--- Task ---
Wherever a line holds the word "this", copy that line out.

--- Provided material ---
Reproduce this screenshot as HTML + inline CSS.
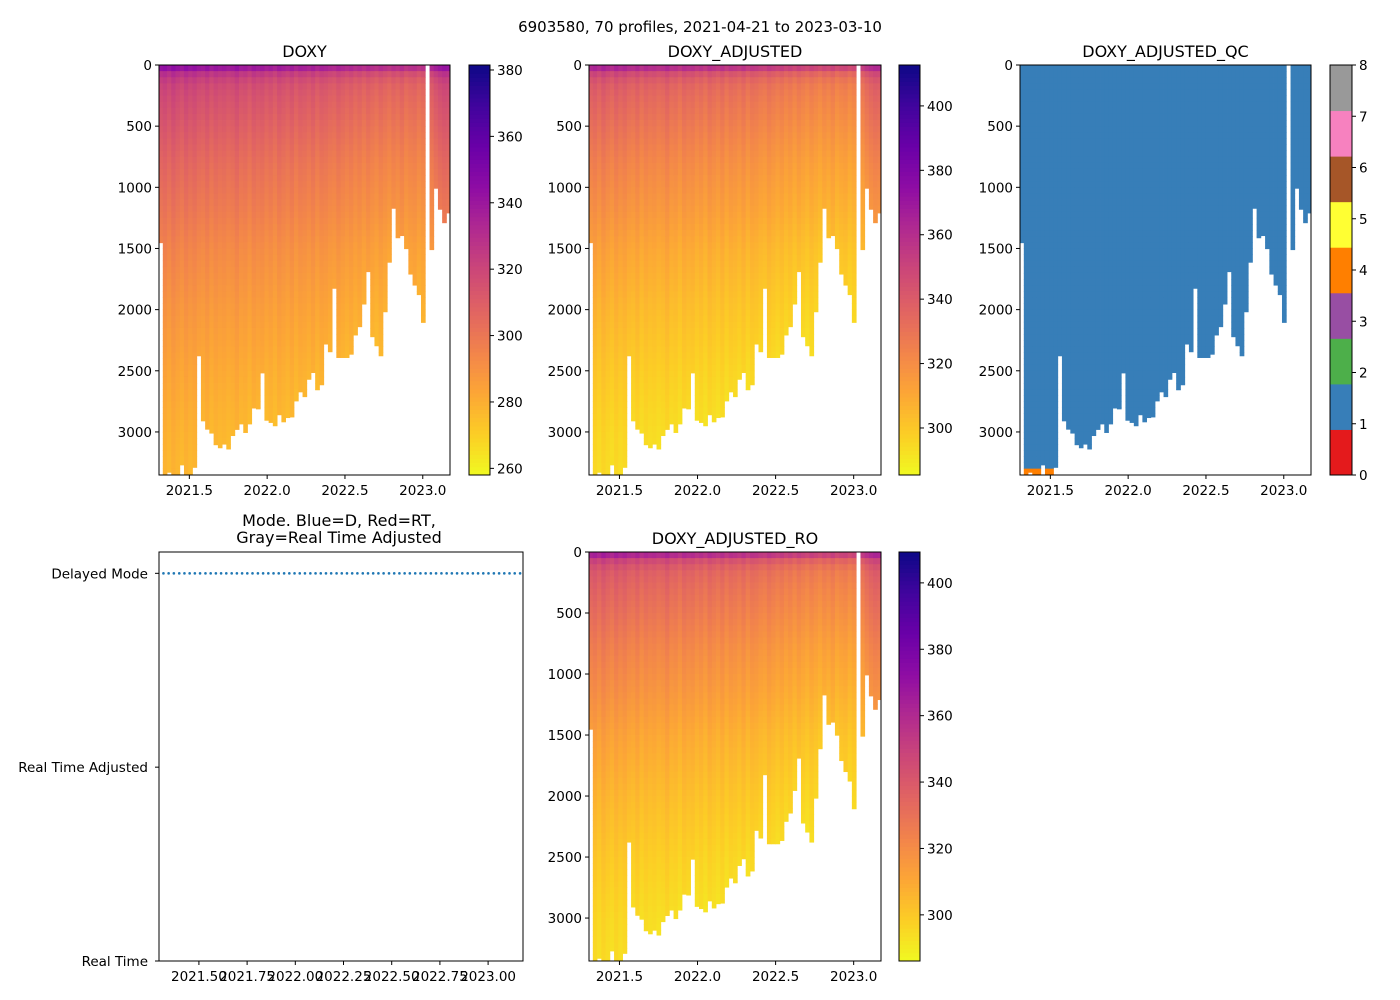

...

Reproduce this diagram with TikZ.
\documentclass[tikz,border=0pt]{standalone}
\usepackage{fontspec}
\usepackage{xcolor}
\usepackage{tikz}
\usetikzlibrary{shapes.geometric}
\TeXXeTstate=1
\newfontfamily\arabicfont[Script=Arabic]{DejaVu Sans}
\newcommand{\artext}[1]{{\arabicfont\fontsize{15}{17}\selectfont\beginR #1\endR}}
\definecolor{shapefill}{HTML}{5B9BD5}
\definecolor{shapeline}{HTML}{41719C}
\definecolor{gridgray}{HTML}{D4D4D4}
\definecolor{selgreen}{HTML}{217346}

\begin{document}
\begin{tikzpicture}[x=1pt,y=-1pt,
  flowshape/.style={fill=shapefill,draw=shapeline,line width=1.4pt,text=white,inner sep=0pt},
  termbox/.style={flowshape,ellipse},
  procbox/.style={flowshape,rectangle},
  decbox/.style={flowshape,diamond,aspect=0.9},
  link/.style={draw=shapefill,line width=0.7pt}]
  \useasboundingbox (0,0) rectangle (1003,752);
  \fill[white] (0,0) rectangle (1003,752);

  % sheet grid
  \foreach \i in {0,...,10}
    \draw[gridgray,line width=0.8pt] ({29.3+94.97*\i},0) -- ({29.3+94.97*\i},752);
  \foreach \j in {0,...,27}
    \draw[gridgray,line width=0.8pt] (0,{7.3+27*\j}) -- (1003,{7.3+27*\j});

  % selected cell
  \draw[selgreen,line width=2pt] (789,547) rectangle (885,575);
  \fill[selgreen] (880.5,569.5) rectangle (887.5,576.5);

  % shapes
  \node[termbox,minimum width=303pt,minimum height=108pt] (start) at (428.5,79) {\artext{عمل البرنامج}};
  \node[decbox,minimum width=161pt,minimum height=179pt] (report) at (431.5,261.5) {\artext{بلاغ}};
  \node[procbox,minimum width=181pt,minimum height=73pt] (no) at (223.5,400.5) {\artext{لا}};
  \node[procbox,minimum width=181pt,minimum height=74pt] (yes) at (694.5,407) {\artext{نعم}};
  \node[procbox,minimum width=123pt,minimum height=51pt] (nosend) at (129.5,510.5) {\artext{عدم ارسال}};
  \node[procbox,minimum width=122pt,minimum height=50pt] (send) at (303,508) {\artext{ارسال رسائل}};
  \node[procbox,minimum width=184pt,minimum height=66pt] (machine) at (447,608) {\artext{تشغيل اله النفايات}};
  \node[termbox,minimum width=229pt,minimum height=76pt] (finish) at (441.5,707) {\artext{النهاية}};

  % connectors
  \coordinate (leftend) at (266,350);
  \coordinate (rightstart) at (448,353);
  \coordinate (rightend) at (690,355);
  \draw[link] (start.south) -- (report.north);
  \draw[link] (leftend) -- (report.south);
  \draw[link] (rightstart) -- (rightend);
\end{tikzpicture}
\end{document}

--- The response ---
Reproduce this screenshot as HTML + inline CSS.
Reproduce this diagram with TikZ.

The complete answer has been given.